Three weeks and almost $200 million domestic ticket sales later, “Inception” is still reverberating in the minds of millions. I, for one, saw the midnight IMAX showing and then saw it again the next day (yeah I geeked out, I work here, what did you expect?).
I’m not going to get into the nitty gritty of all the details of the movie or offer my own theories about certain images and characters. I just wanted to note the obsessive way we as a culture have received the movie. Tons have been written about it all over the internet. A good place to start is A.O. Scott’s article on the reviews of the movie.
But in Scott’s own review he asserts that “Inception” is “something to be mused over rather than analyzed, something you may forget as soon as it’s over.” This couldn’t be further from the truth. If this movie has done anything, it has ignited tons of analysis, argument, debate, and dialogue.
So when Scott writes “If I had to issue a one-sentence manifesto for film criticism, it would be this: Any movie worth seeing is worth arguing about, and any movie worth arguing about is worth seeing” he’s contradicting himself. I understand that in the first quote he is referring to the general public and in the second he is referring to film criticism. But what he doesn’t take into consideration is that we’re all critics, especially now in the 21st century when anyone can publish his or her opinion on the internet and be read by others.

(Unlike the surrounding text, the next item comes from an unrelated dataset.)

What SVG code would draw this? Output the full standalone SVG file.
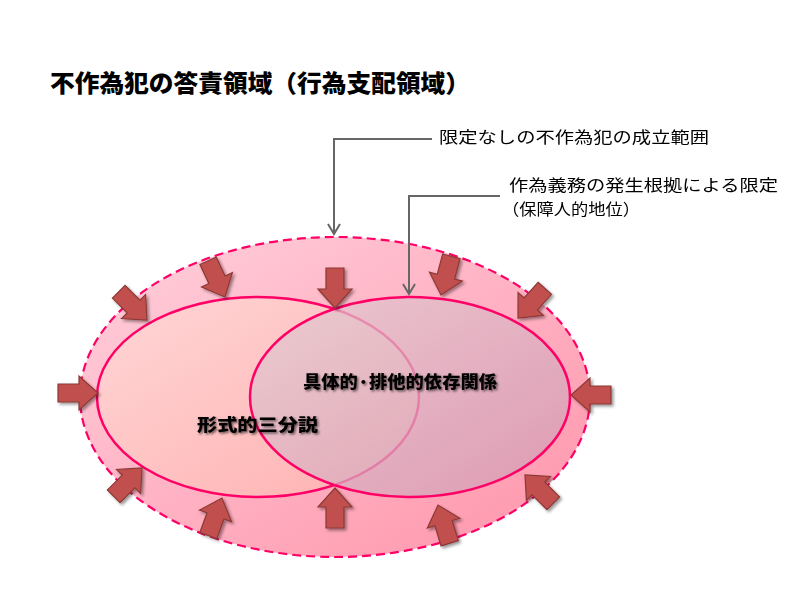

“Inception” is not a movie that people have merely mused over or forgotten. It has inspired people to analyze, argue, and critique; therefore it is worth seeing for everybody, not just film critics. That’s what I think is so great about this movie. More than the story or the characters or the visual effects, it’s the fact that it has spurred enormous debate. New discoveries (have you seen this?) and interpretations (or this?) come out all the time. It forces you to think and have conversations. The greatest art always does.